Hard disk technology is improving, but only incrementally, and at a far slower pace than other computer subsystems. Perpendicular recording technology, now shipping on some 1.8″ hard disks designed for MP3 players, shows some promise of increasing data storage densities to 2-3 times that of current. While this does mean you will be able to store more porn/volume, it is only a marginal improvement at best. Hard drives remain an unreliable mechanical disaster waiting to happen.
What is direly needed is commercial R&D and
Samsung recently introduced a 16 GB solid state notebook hard disk based on NAND flash technology. Early specs claim performance similar to top of the line 7200 RPM hard drives. Considering that the technology is marketed at notebook users, where 4200 & 5200 RPM drives are the norm, this technology likely performs well above the norm. Such solid state drives have some great advantages over mechanical hard drives:
- low power consumption means much greater battery life.

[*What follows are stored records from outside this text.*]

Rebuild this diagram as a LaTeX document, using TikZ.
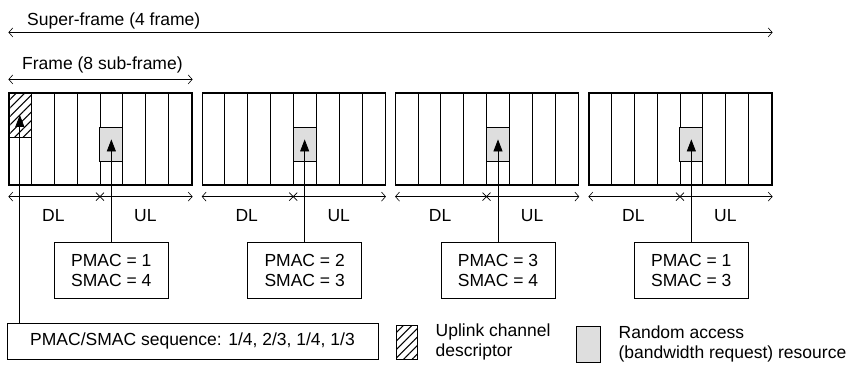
\documentclass[tikz,border=0pt]{standalone}
\usepackage{fontspec}
\setmainfont{Liberation Sans}
\usetikzlibrary{positioning, calc, arrows.meta, patterns.meta}

\begin{document}
\begin{tikzpicture}[
  x=1pt, y=1pt,
  font=\fontsize{17.5}{20}\selectfont,
  frameBox/.style   ={rectangle, draw=black, line width=1.2pt, minimum width=183pt, minimum height=92pt, inner sep=0pt},
  subLine/.style    ={line width=0.7pt},
  raBlock/.style    ={rectangle, draw=black, line width=0.9pt, fill=black!13, minimum width=22.875pt, inner sep=0pt},
  ucdBlock/.style   ={rectangle, draw=black, line width=0.9pt, pattern={Lines[angle=45, distance=6pt, line width=1pt]}, minimum width=22.875pt, inner sep=0pt},
  macNode/.style    ={rectangle, draw=black, line width=0.9pt, minimum width=114pt, minimum height=56pt, align=center},
  seqNode/.style    ={rectangle, draw=black, line width=0.9pt, minimum width=371pt, minimum height=36pt},
  legendText/.style ={align=left, inner sep=0pt},
  upArrow/.style    ={-{Triangle[length=12pt, width=9pt]}, line width=0.8pt},
  spanArrow/.style  ={{Straight Barb[length=4pt, width=9pt]}-{Straight Barb[length=4pt, width=9pt]}, line width=0.6pt}
]
\useasboundingbox (0,0) rectangle (850,-364);

% ================== FRAMES ==================
\foreach \f/\p/\s in {0/1/4, 1/2/3, 2/3/4, 3/1/3} {
  \node[frameBox] (frame\f) at (\f*193.33+100.5, -139) {};
  \foreach \k in {1,...,7}
    \draw[subLine] ($(frame\f.north west)+(\k*22.875,0)$) -- ($(frame\f.south west)+(\k*22.875,0)$);

  % random access slot in sub-frame 5
  \node[raBlock, minimum height=34pt] (ra\f) at ($(frame\f.north west)+(102.94,-52)$) {};

  % PMAC / SMAC box under the slot
  \node[macNode] (mac\f) at ($(frame\f.north west)+(102.94,-178)$) {PMAC = \p\\SMAC = \s};
  \draw[upArrow] (mac\f.north) -- ($(ra\f.center)+(0,5)$);

  % DL / UL split
  \coordinate (dl\f) at ($(frame\f.south west)+(0,-11)$);
  \coordinate (ul\f) at ($(frame\f.south east)+(0,-11)$);
  \draw[spanArrow] (dl\f) -- (ul\f);
  \draw[subLine] ($(dl\f)+(87.5,4)$) -- ++(8,-8) ($(dl\f)+(87.5,-4)$) -- ++(8,8);
  \node (dlLab\f) at ($(dl\f)+(45,-19)$) {DL};
  \node (ulLab\f) at ($(dl\f)+(137,-19)$) {UL};
}

% ================== UPLINK CHANNEL DESCRIPTOR ==================
\node[ucdBlock, minimum height=45pt] (ucd) at ($(frame0.north west)+(11.44,-22.5)$) {};

% ================== SEQUENCE ==================
\node[seqNode] (seq) at (192.5,-341) {PMAC/SMAC sequence: 1/4, 2/3, 1/4, 1/3};
\draw[upArrow] (seq.north -| ucd.center) -- (ucd.center);

% ================== SPANS ==================
\coordinate (sfL) at ($(frame0.north west)+(0,60)$);
\coordinate (sfR) at ($(frame3.north east)+(0,60)$);
\draw[spanArrow] (sfL) -- (sfR);
\node[anchor=base west, inner sep=0pt] (sfLab) at (27,-25) {Super-frame (4 frame)};

\coordinate (fL) at ($(frame0.north west)+(0,13)$);
\coordinate (fR) at ($(frame0.north east)+(0,13)$);
\draw[spanArrow] (fL) -- (fR);
\node[anchor=base west, inner sep=0pt] (fLab) at (22,-69) {Frame (8 sub-frame)};

% ================== LEGEND ==================
\node[ucdBlock, minimum width=21pt, minimum height=34pt] (legUcd) at (406.5,-342) {};
\node[legendText, right=18pt of legUcd] (legUcdTxt) {Uplink channel\\descriptor};

\node[raBlock, minimum width=24pt, minimum height=36pt] (legRa) at (588,-344) {};
\node[legendText, right=18pt of legRa] (legRaTxt) {Random access\\(bandwidth request) resource};

\end{tikzpicture}
\end{document}
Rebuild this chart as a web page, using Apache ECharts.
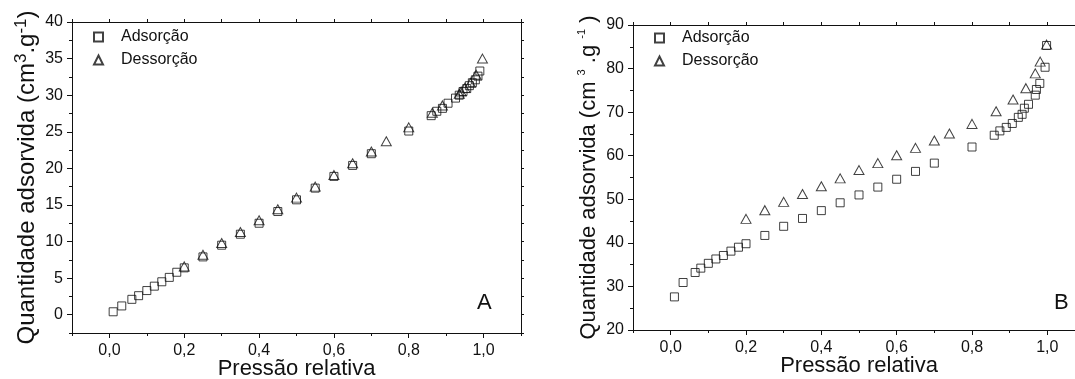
<!DOCTYPE html>
<html><head><meta charset="utf-8">
<script src="https://cdn.jsdelivr.net/npm/echarts@6/dist/echarts.min.js"></script>
<style>html,body{margin:0;padding:0;background:#fff}#c{width:1075px;height:379px}</style>
</head><body><div id="c"></div>
<script>
// ---- Data: chart A ----
const aAdsX = [0.01,0.033,0.06,0.078,0.1,0.12,0.14,0.16,0.18,0.2,0.25,0.3,0.35,0.4,0.45,0.5,0.55,0.6,0.65,0.7,0.8,0.86,0.875,0.89,0.905,0.925,0.935,0.945,0.955,0.962,0.97,0.978,0.985,0.99];
const aAdsY = [0.4,1.2,2.1,2.6,3.3,3.9,4.5,5.1,5.8,6.4,7.9,9.5,11.0,12.5,14.1,15.7,17.3,18.9,20.4,22.0,25.1,27.2,27.8,28.2,28.9,29.6,30.0,30.5,30.9,31.3,31.7,32.1,32.6,33.3];
const aDesX = [0.997,0.98,0.965,0.95,0.94,0.935,0.89,0.863,0.8,0.74,0.7,0.65,0.6,0.55,0.5,0.45,0.4,0.35,0.3,0.25,0.2];
const aDesY = [35.0,32.8,31.7,31.0,30.5,30.2,28.6,27.6,25.6,23.7,22.3,20.7,19.1,17.5,16.0,14.4,12.9,11.3,9.8,8.2,6.6];
// ---- Data: chart B ----
const bAdsX = [0.01,0.033,0.065,0.08,0.1,0.12,0.14,0.16,0.18,0.2,0.25,0.3,0.35,0.4,0.45,0.5,0.55,0.6,0.65,0.7,0.8,0.859,0.874,0.891,0.907,0.923,0.933,0.939,0.95,0.968,0.971,0.98,0.994,0.998];
const bAdsY = [27.6,30.9,33.2,34.2,35.3,36.3,37.1,38.1,39.0,39.8,41.7,43.8,45.6,47.4,49.2,51.0,52.8,54.6,56.4,58.3,62.0,64.7,65.7,66.5,67.4,68.8,69.5,70.9,71.8,73.9,75.2,76.6,80.3,85.3];
const bDesX = [0.998,0.981,0.968,0.943,0.909,0.864,0.8,0.74,0.7,0.65,0.6,0.55,0.5,0.45,0.4,0.35,0.3,0.25,0.2];
const bDesY = [85.5,81.6,78.9,75.5,72.9,70.2,67.3,65.1,63.5,61.8,60.1,58.3,56.7,54.8,53.0,51.2,49.4,47.5,45.5];
// ---- Tick labels ----
const xMajorTicks = [0,0.2,0.4,0.6,0.8,1.0];
const xMinorTicks = [-0.1,0.1,0.3,0.5,0.7,0.9,1.1];
const xAllTicks = [-0.1,0,0.1,0.2,0.3,0.4,0.5,0.6,0.7,0.8,0.9,1.0,1.1];
const yMajorA = [0,5,10,15,20,25,30,35,40];
const yMinorA = [-2.5,2.5,7.5,12.5,17.5,22.5,27.5,32.5,37.5];
const yMajorB = [20,30,40,50,60,70,80,90];
const yMinorB = [25,35,45,55,65,75,85];
const seriesNames = ['Adsorção','Dessorção'];
const xTitle = 'Pressão relativa';
const panelLabels = ['A','B'];

const FONT = "'Liberation Sans', Arial, sans-serif";
const INK = '#111';

function zip(xs, ys){ return xs.map((x,i)=>[x, ys[i]]); }
const fmtX = v => (Math.round(v*10)/10).toFixed(1).replace('.', ',');

function xAxes(grid){
  const base = {type:'value', gridIndex:grid, min:-0.1, max:1.1, splitLine:{show:false},
    axisLine:{show:true, onZero:false, lineStyle:{color:INK, width:1}}};
  return [
    Object.assign({}, base, {position:'bottom',
      name: xTitle, nameLocation:'middle', nameGap:25, nameMoveOverlap:false,
      nameTextStyle:{fontFamily:FONT, fontSize:22, color:INK, verticalAlign:'top'},
      axisTick:{show:true, length:5, customValues:xMajorTicks, lineStyle:{color:INK}},
      axisLabel:{show:true, margin:10, customValues:xMajorTicks, formatter:fmtX, fontFamily:FONT, fontSize:16, color:INK}}),
    Object.assign({}, base, {position:'bottom', axisLine:{show:false, onZero:false},
      axisTick:{show:true, length:3, customValues:xMinorTicks, lineStyle:{color:INK}},
      axisLabel:{show:false}}),
    Object.assign({}, base, {position:'top',
      axisTick:{show:true, length:3, customValues:xAllTicks, lineStyle:{color:INK}},
      axisLabel:{show:false}})
  ];
}
function yAxes(grid, min, max, major, minor, nameRich){
  const base = {type:'value', gridIndex:grid, min:min, max:max, splitLine:{show:false},
    axisLine:{show:true, onZero:false, lineStyle:{color:INK, width:1}}};
  return [
    Object.assign({}, base, {position:'left',
      name: nameRich.text, nameLocation:'middle', nameGap:nameRich.gap,
      nameTextStyle:{fontFamily:FONT, fontSize:nameRich.size, color:INK, rich:nameRich.rich},
      axisTick:{show:true, length:5, customValues:major, lineStyle:{color:INK}},
      axisLabel:{show:true, margin:9, customValues:major, fontFamily:FONT, fontSize:16, color:INK}}),
    Object.assign({}, base, {position:'left', axisLine:{show:false, onZero:false},
      axisTick:{show:true, length:3, customValues:minor, lineStyle:{color:INK}},
      axisLabel:{show:false}}),
    Object.assign({}, base, {position:'right',
      axisTick:{show:true, length:3, customValues:major.concat(minor), lineStyle:{color:INK}},
      axisLabel:{show:false}})
  ];
}

const nameA = {
  text: '{n|Quantidade adsorvida (cm}{s|3}{n|.g}{s|-1}{n|)}', size:24, gap:31,
  rich: { n:{fontFamily:FONT, fontSize:24, color:INK, lineHeight:28},
          s:{fontFamily:FONT, fontSize:17, color:INK, verticalAlign:'top', lineHeight:28} }
};
const nameB = {
  text: '{n|Quantidade adsorvida (cm }{s|3}{n| .g }{s|-1}{n| )}', size:22, gap:31,
  rich: { n:{fontFamily:FONT, fontSize:22, color:INK, lineHeight:26},
          s:{fontFamily:FONT, fontSize:11, color:INK, verticalAlign:'top', lineHeight:26} }
};

const mkStyle = {color:'transparent', borderColor:INK, borderWidth:1};
function sc(name, data, xi, yi, sym, size){
  return {type:'scatter', name:name, data:data, xAxisIndex:xi, yAxisIndex:yi,
    symbol:sym, symbolSize:size, itemStyle:mkStyle, emphasis:{disabled:true}, silent:true};
}

const legendBase = {orient:'vertical', itemWidth:9, itemHeight:9, itemGap:7,
  textStyle:{fontFamily:FONT, fontSize:16, color:INK, lineHeight:16, padding:[0,0,0,13]},
  data:seriesNames, selectedMode:false};

const option = {
  animation:false,
  backgroundColor:'#fff',
  grid:[
    {left:72, top:22, width:449, height:311, outerBoundsMode:'none', containLabel:false},
    {left:633, top:25, width:452, height:305, outerBoundsMode:'none', containLabel:false}
  ],
  legend:[
    Object.assign({}, legendBase, {left:88, top:24}),
    Object.assign({}, legendBase, {left:649, top:25})
  ],
  xAxis: xAxes(0).concat(xAxes(1)),
  yAxis: yAxes(0, -2.5, 40, yMajorA, yMinorA, nameA).concat(yAxes(1, 20, 90, yMajorB, yMinorB, nameB)),
  series:[
    sc(seriesNames[0], zip(aAdsX,aAdsY), 0, 0, 'rect', 8),
    sc(seriesNames[1], zip(aDesX,aDesY), 0, 0, 'triangle', [10,9]),
    sc(seriesNames[0], zip(bAdsX,bAdsY), 3, 3, 'rect', 8),
    sc(seriesNames[1], zip(bDesX,bDesY), 3, 3, 'triangle', [10,9])
  ],
  graphic:[
    {type:'text', left:477, top:292, style:{text:panelLabels[0], font:'22px '+FONT, fill:INK}},
    {type:'text', left:1054, top:292, style:{text:panelLabels[1], font:'22px '+FONT, fill:INK}}
  ]
};
const chart = echarts.init(document.getElementById('c'), null, {renderer:'canvas'});
chart.setOption(option);
</script>
</body></html>
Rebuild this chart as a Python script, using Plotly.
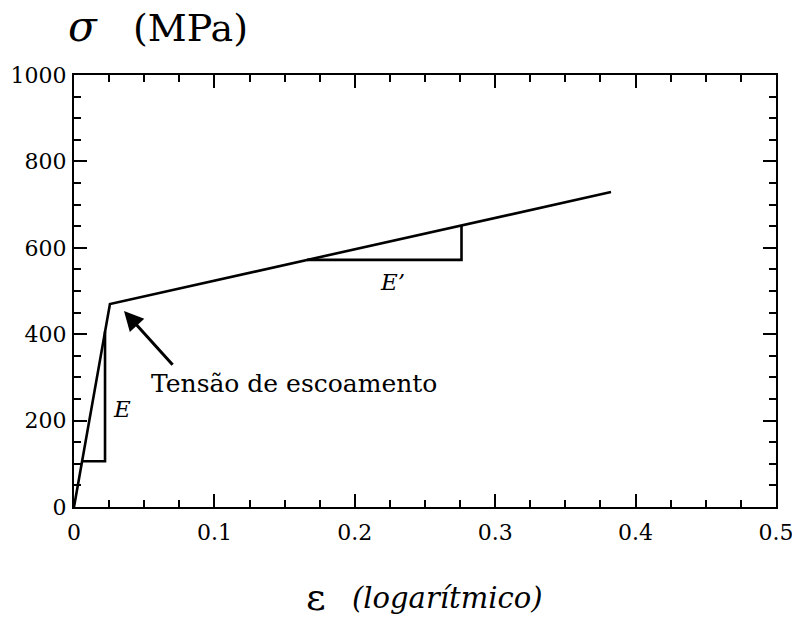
import plotly.graph_objects as go

# True stress–strain curve (bilinear idealisation)
strain = [0.0, 0.0256, 0.3825]
stress = [0.0, 470.0, 729.0]

# Slope triangle for the elastic modulus E
e_tri_x = [0.0058, 0.0221, 0.0221]
e_tri_y = [106.0, 106.0, 406.0]

# Slope triangle for the hardening modulus E'
ep_tri_x = [0.166, 0.276, 0.276]
ep_tri_y = [572.0, 572.0, 651.0]

x_ticks = [0, 0.1, 0.2, 0.3, 0.4, 0.5]
x_tick_text = ["0", "0.1", "0.2", "0.3", "0.4", "0.5"]
y_ticks = [0, 200, 400, 600, 800, 1000]

SERIF = "DejaVu Serif"
line_style = dict(color="black", width=2.6)

fig = go.Figure()
fig.add_trace(go.Scatter(x=strain, y=stress, mode="lines", line=line_style,
                         hoverinfo="skip"))
fig.add_trace(go.Scatter(x=e_tri_x, y=e_tri_y, mode="lines", line=line_style,
                         hoverinfo="skip"))
fig.add_trace(go.Scatter(x=ep_tri_x, y=ep_tri_y, mode="lines", line=line_style,
                         hoverinfo="skip"))

axis_common = dict(
    showline=True, linecolor="black", linewidth=2, mirror="ticks",
    ticks="inside", tickcolor="black", tickwidth=2, ticklen=13,
    showgrid=False, zeroline=False, ticklabeloverflow="allow",
    automargin=False,
    tickfont=dict(family=SERIF, size=22, color="black"),
)

fig.update_xaxes(range=[0, 0.50001], tickvals=x_ticks, ticktext=x_tick_text,
                 minor=dict(dtick=0.025, ticks="inside", ticklen=7,
                            tickwidth=1.5, tickcolor="black"),
                 ticklabelstandoff=5, **axis_common)
fig.update_yaxes(range=[0, 1000.02], tickvals=y_ticks,
                 minor=dict(dtick=50, ticks="inside", ticklen=7,
                            tickwidth=1.5, tickcolor="black"),
                 ticklabelstandoff=1, **axis_common)

# Axis titles and labels
fig.add_annotation(xref="paper", yref="paper", x=-0.0, y=1.0,
                   xanchor="left", yanchor="bottom", yshift=22, xshift=-8,
                   text="<span style='font-size:42px'><i>σ</i></span>   (MPa)",
                   showarrow=False,
                   font=dict(family=SERIF, size=38, color="black"))
fig.add_annotation(xref="paper", yref="paper", x=0.345, y=0,
                   xanchor="center", yanchor="middle", yshift=-90,
                   text="ε", showarrow=False,
                   font=dict(family=SERIF, size=38, color="black"))
fig.add_annotation(xref="paper", yref="paper", x=0.393, y=0,
                   xanchor="left", yanchor="middle", yshift=-91,
                   text="<i>(logarítmico)</i>", showarrow=False,
                   font=dict(family=SERIF, size=29, color="black"))
fig.add_annotation(x=0.0262, y=228, xanchor="left", yanchor="middle",
                   text="<i>E</i>", showarrow=False,
                   font=dict(family=SERIF, size=23, color="black"))
fig.add_annotation(x=0.2265, y=520, xanchor="center", yanchor="middle",
                   text="<i>E’</i>", showarrow=False,
                   font=dict(family=SERIF, size=23, color="black"))
fig.add_annotation(x=0.0535, y=286, xanchor="left", yanchor="middle",
                   text="Tensão de escoamento", showarrow=False,
                   font=dict(family=SERIF, size=25, color="black"))
fig.add_annotation(x=0.0356, y=454, ax=0.0712, ay=326,
                   xref="x", yref="y", axref="x", ayref="y",
                   text="", showarrow=True, arrowhead=2, arrowsize=1.3,
                   arrowwidth=3, arrowcolor="black")

fig.update_layout(
    width=792, height=619,
    margin=dict(l=74, r=16, t=75, b=112),
    paper_bgcolor="white", plot_bgcolor="white",
    showlegend=False,
)

fig.write_html("out.html")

- no moving parts means greater resistance to shock/drop damage
- much wider operational temperature range (and lower heat production) means these drives can be used in far harsher environments than convential hard drives, and won’t fry parts of one’s anatomy that most people treasure when used in laptop systems
This technology is far from perfect. It doesn’t offer near the storage capacities of conventional hard disk technology, and likely suffers from the same limited, write wear induced life cycle to which all flash based technologies are susceptible. In brief, each flash memory “cell” can only be written to a limited number of times. While most of your data doesn’t change that often (necessitating a write), some areas of the disk are written to near constantly (paging/swap file). One approach is to use an operating system, such as Debian Linux, which can be set up to be mounted “read only” and to store logs and other, largely useless, frequently written files in ram. This technique has been used for years in the Pebble Linux Distribution, which is a specialized Linux distro for use in embedded wireless applications (which frequently boot from compact flash cards). Another approach is a technique called “wear leveling,”which attempts to stave off the inevitable by distributing writes across the disk. A final approach, which I feel holds the most promise, are hybrid disks. Such disks would combine flash based and conventional platter based technologies into a single device. Samsung is currently developing this idea along with Microsoft and it is slated to be included in Longhorn/Vista. Then again,
Microsoft has already dropped a lot of major “campaign promise” features from Longhorn, so I find it a little odd that this is where they are placing their focus.